#### Your task
Would you transcribe the whole listing exactly, minus its pictures?

#### Provided material
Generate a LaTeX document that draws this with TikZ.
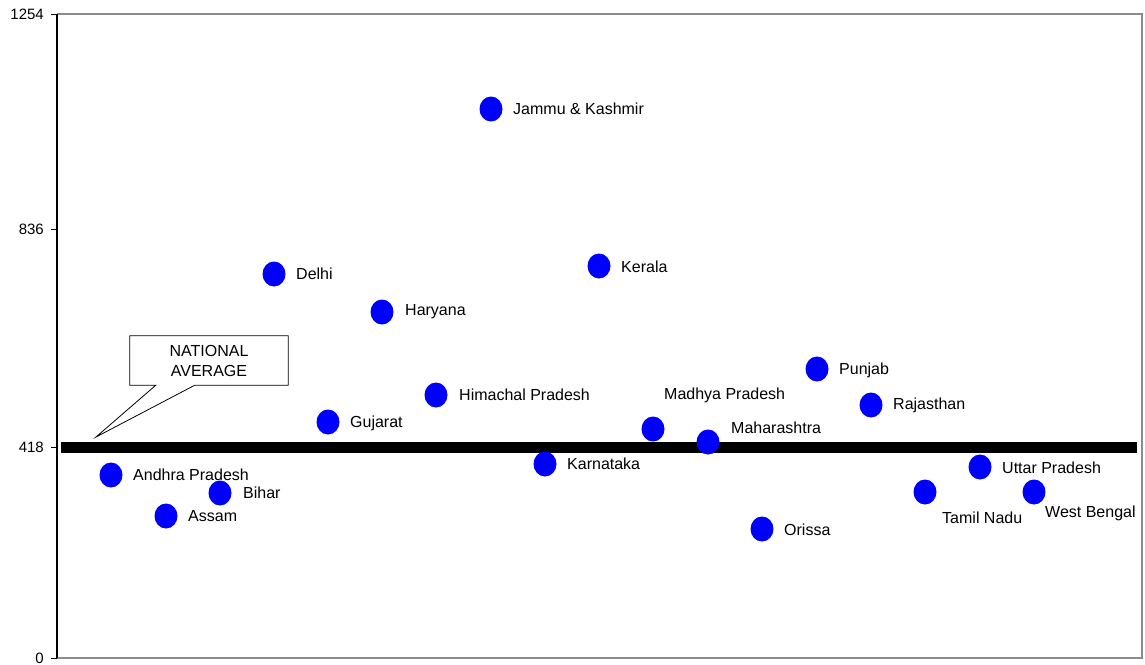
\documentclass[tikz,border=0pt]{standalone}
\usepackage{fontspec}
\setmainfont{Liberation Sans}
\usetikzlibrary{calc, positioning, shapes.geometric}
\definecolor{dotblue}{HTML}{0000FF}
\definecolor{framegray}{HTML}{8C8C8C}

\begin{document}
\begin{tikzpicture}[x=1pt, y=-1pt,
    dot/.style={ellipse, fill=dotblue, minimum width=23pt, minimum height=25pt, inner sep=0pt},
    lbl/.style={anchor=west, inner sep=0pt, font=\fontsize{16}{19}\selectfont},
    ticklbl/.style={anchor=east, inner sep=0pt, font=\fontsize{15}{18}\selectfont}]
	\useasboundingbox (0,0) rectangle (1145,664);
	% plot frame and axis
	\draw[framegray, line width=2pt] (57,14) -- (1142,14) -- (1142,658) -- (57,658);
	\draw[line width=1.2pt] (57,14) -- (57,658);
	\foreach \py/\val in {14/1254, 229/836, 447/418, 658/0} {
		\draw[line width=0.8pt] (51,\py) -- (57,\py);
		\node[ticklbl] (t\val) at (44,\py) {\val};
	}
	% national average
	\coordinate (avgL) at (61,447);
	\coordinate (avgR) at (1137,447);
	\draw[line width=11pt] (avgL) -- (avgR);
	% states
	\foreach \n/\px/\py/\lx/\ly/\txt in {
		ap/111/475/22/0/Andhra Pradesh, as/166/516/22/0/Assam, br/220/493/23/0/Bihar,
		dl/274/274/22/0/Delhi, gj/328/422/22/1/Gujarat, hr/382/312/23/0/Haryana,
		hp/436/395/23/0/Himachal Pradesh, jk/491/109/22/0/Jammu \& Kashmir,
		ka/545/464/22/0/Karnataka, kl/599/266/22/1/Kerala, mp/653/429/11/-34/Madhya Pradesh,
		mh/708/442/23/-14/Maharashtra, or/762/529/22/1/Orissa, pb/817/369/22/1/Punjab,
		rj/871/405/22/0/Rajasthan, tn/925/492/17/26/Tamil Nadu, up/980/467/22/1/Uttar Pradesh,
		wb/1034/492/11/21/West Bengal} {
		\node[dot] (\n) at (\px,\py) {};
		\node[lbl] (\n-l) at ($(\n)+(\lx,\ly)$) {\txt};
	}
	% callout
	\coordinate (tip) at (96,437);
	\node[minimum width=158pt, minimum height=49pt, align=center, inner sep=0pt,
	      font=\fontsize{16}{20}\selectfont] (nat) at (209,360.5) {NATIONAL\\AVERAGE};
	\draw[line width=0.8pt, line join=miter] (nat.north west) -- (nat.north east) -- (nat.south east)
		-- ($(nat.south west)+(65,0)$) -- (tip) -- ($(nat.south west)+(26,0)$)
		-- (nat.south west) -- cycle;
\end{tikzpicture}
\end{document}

#### Complete response
Generate a LaTeX document that draws this with TikZ.
\documentclass[tikz,border=0pt]{standalone}
\usepackage{fontspec}
\setmainfont{Liberation Sans}
\usetikzlibrary{calc, positioning, shapes.geometric}
\definecolor{dotblue}{HTML}{0000FF}
\definecolor{framegray}{HTML}{8C8C8C}

\begin{document}
\begin{tikzpicture}[x=1pt, y=-1pt,
    dot/.style={ellipse, fill=dotblue, minimum width=23pt, minimum height=25pt, inner sep=0pt},
    lbl/.style={anchor=west, inner sep=0pt, font=\fontsize{16}{19}\selectfont},
    ticklbl/.style={anchor=east, inner sep=0pt, font=\fontsize{15}{18}\selectfont}]
	\useasboundingbox (0,0) rectangle (1145,664);
	% plot frame and axis
	\draw[framegray, line width=2pt] (57,14) -- (1142,14) -- (1142,658) -- (57,658);
	\draw[line width=1.2pt] (57,14) -- (57,658);
	\foreach \py/\val in {14/1254, 229/836, 447/418, 658/0} {
		\draw[line width=0.8pt] (51,\py) -- (57,\py);
		\node[ticklbl] (t\val) at (44,\py) {\val};
	}
	% national average
	\coordinate (avgL) at (61,447);
	\coordinate (avgR) at (1137,447);
	\draw[line width=11pt] (avgL) -- (avgR);
	% states
	\foreach \n/\px/\py/\lx/\ly/\txt in {
		ap/111/475/22/0/Andhra Pradesh, as/166/516/22/0/Assam, br/220/493/23/0/Bihar,
		dl/274/274/22/0/Delhi, gj/328/422/22/1/Gujarat, hr/382/312/23/0/Haryana,
		hp/436/395/23/0/Himachal Pradesh, jk/491/109/22/0/Jammu \& Kashmir,
		ka/545/464/22/0/Karnataka, kl/599/266/22/1/Kerala, mp/653/429/11/-34/Madhya Pradesh,
		mh/708/442/23/-14/Maharashtra, or/762/529/22/1/Orissa, pb/817/369/22/1/Punjab,
		rj/871/405/22/0/Rajasthan, tn/925/492/17/26/Tamil Nadu, up/980/467/22/1/Uttar Pradesh,
		wb/1034/492/11/21/West Bengal} {
		\node[dot] (\n) at (\px,\py) {};
		\node[lbl] (\n-l) at ($(\n)+(\lx,\ly)$) {\txt};
	}
	% callout
	\coordinate (tip) at (96,437);
	\node[minimum width=158pt, minimum height=49pt, align=center, inner sep=0pt,
	      font=\fontsize{16}{20}\selectfont] (nat) at (209,360.5) {NATIONAL\\AVERAGE};
	\draw[line width=0.8pt, line join=miter] (nat.north west) -- (nat.north east) -- (nat.south east)
		-- ($(nat.south west)+(65,0)$) -- (tip) -- ($(nat.south west)+(26,0)$)
		-- (nat.south west) -- cycle;
\end{tikzpicture}
\end{document}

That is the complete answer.